The propensity of Bulgarian authors to create laws of robotics became a subject of parody for another Bulgarian author – Lyubomir Nikolov. In his story ‘The Hundred and First Law of Robotics’ (1989), a writer is found dead while working on his eponymous story, which states that a robot should never fall from a roof. He himself is killed by a robot who just didn’t want to learn any more laws, resulting in the final one: ‘Anyone who tries to teach a simple-minded robot a new law, must immediately be punished by being beaten on the head with the complete works of Asimov (200 volumes)’.

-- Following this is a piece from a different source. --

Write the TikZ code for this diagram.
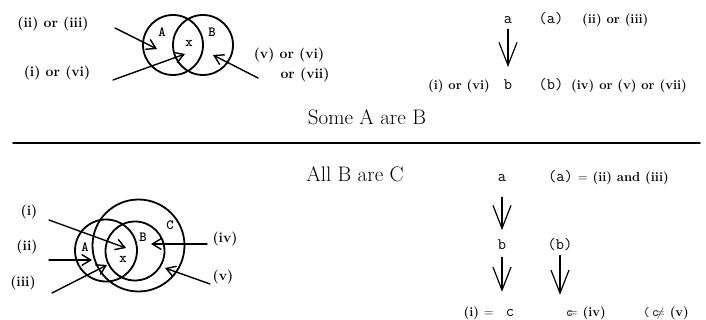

Bulgarian robots were both to be feared and they were the future. Socialism promised to end meaningless labour but reproduced many of the anxieties that are still with us today in our ever-automating world. What can Man do that a machine cannot do is something we still haven’t solved. But, like Kesarovski, perhaps we need not fear this new world so much, nor give up our reservations for the promise of a better, easier world.